Students react to golf simulators in previous racquetball courts

First-year Avery Barnes practices in the golf simulator.

Sasha Saxon|Marlin Chronicle 

On Jan. 17, President Scott D. Miller announced the opening of the Eric Nyman Performance Golf Center, two state-of-the-art golf simulators for VWU’s golf team. The center was donated by Eric Nyman, an alumnus of the university and a member of the Board of Trustees. Nyman is also the CEO of Revelyst Outdoors, which owns the golf company Foresight Sports. After a conversation with Miller, Nyman wanted to do something for the golf team.

The simulators were donated by Foresight Sports. The center, which is located in the Jane P. Batten Student Center, includes the simulators, lockers for the players, couches, chairs and TVs for the players to enjoy. The simulators sit in the rooms that previously held the racquetball courts. 

“The simulators are essentially an electric range that allows us to play golf courses, practice like we’re out on the range, but at the same time it collects our data,” Director of Men’s and Women’s Golf Tom Hall said. The ball and club data collected by the simulators makes it easier for the coaches and players to correct their mistakes and help improve their game. 

First-year Haley Davis commented on her favorite parts of the simulators. “You can select the course you want while adjusting any condition that you might play in. For example, you can adjust the weather, the altitude level, wind speed and direction, and even time of day,” Davis said. 

According to Davis, a lot of the courses in the Old Dominion Athletic Conference (ODAC), have hills and mountains and now the players can replicate those courses in a couple clicks. “These functions really help to visualize my shot and ball flight under these conditions that I might not be able to see here in Virginia Beach,” Davis said. 

Henry Handley, a senior who used to be an avid racquetball player, commented on how he feels about the courts being taken away for the simulators. Handley would try to play once a day with his friends, most of whom he met through playing racquetball. 

When he found out that the courts were being taken away, he said he was shocked. “It seemed like a decision that was made without consulting the students at all. It feels like the university did not care that they were robbing a group of enthusiastic students of a fun and welcoming community,” Handley said. 

Along with a few other students, Handley tried to see if one of the demolished courts could be returned. “We were told to find somewhere else to play racquetball,” Handley said. 

Handley also said he felt that the removal of the racquetball courts is not only bad for the students and recreational sports, but it also puts a wider divide between students and the leaders of the university. “The higher ups have sent a message to campus loud and clear: If they make a decision about our home, then we better just deal with it,” Handley said. 

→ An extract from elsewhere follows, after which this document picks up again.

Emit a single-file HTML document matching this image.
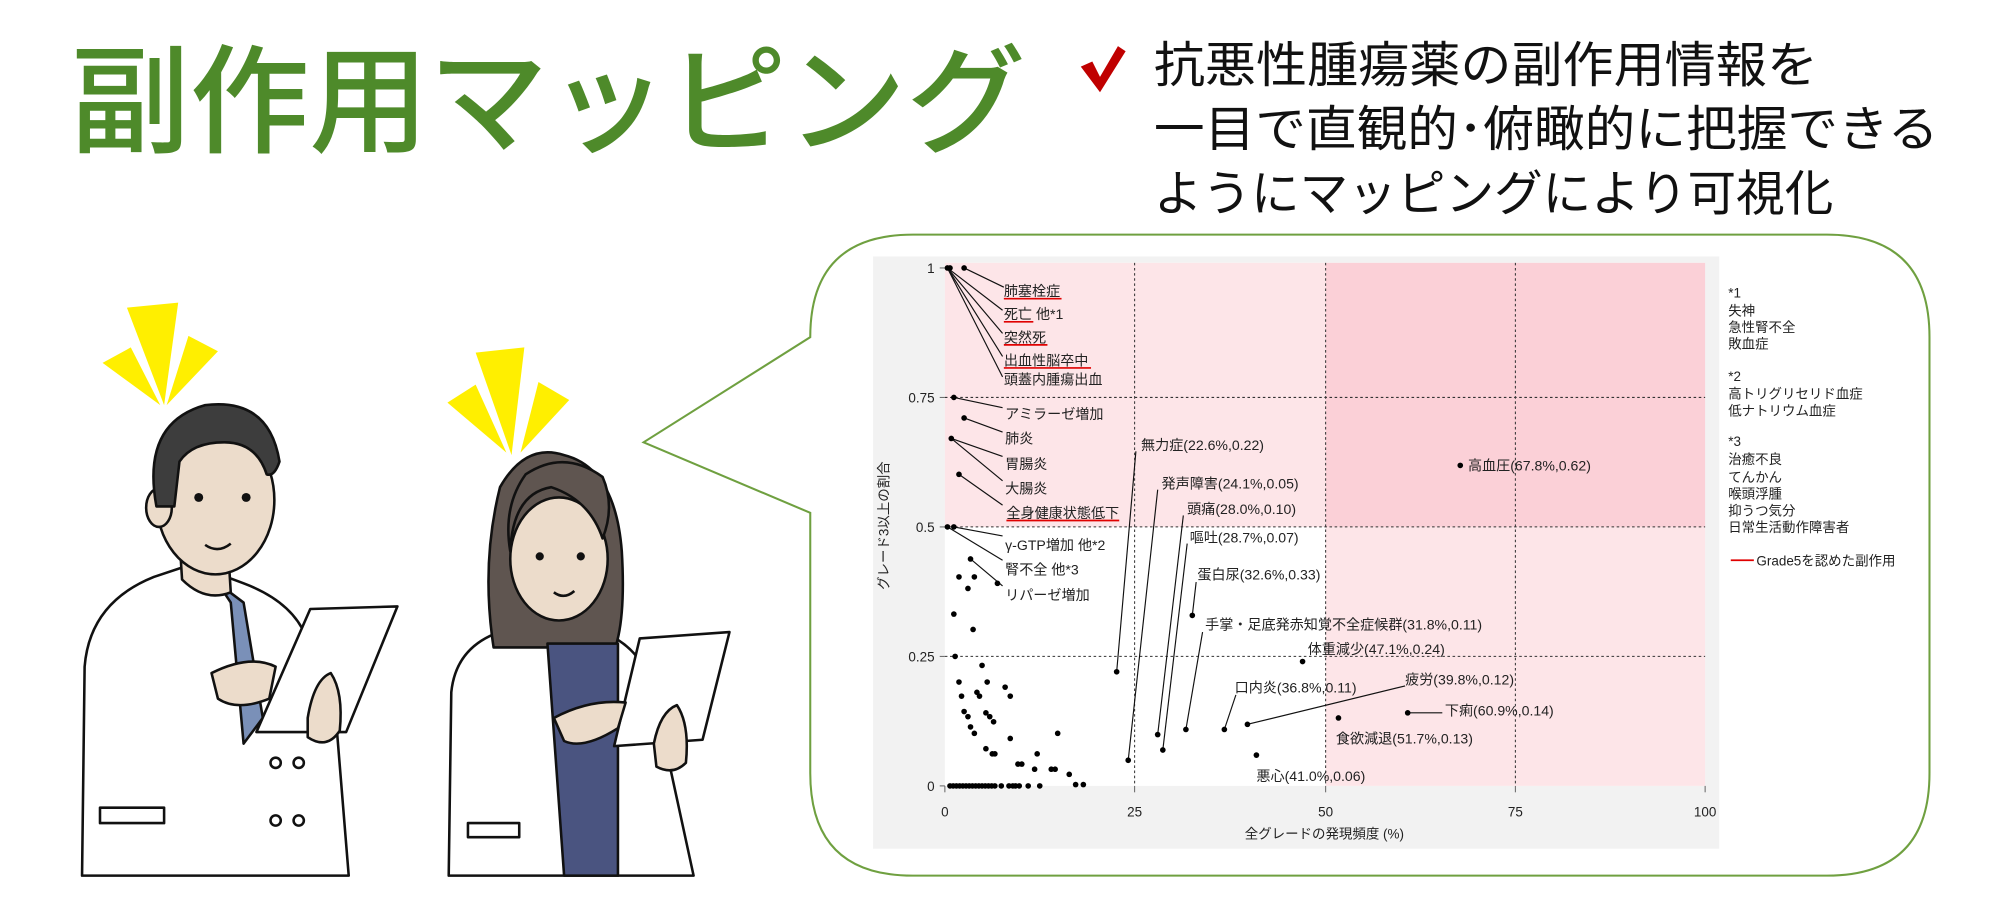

Despite Handley’s objections, the Golf team is excited for the opportunities that the simulators present.

With this space for the Golf teams, they can now focus on growing the team and recruiting players. “It’s more about the quality of the recruits that we’re bringing in,” Hall said. 

Hall wants to make sure the players they recruit are ready to play at an elite level when they arrive at campus. The goal is eventually to win the ODAC Championship. 

“We’re probably not there yet, but I think with having these new facilities, it’s going to give us the opportunity to bring in more competitive recruits,” Hall said. 

Davis echoed similar words to Hall. She believes that because of their technology they are ahead of most programs. “With these new additions, there is not a doubt in my mind that we will start to grow more and closer to a full roster as well as add more hardware to our shelves,” Davis said.

The golf teams start their spring season at the Pfeiffer Spring Invite from March 3 to 5 in Misenheimer, North Carolina.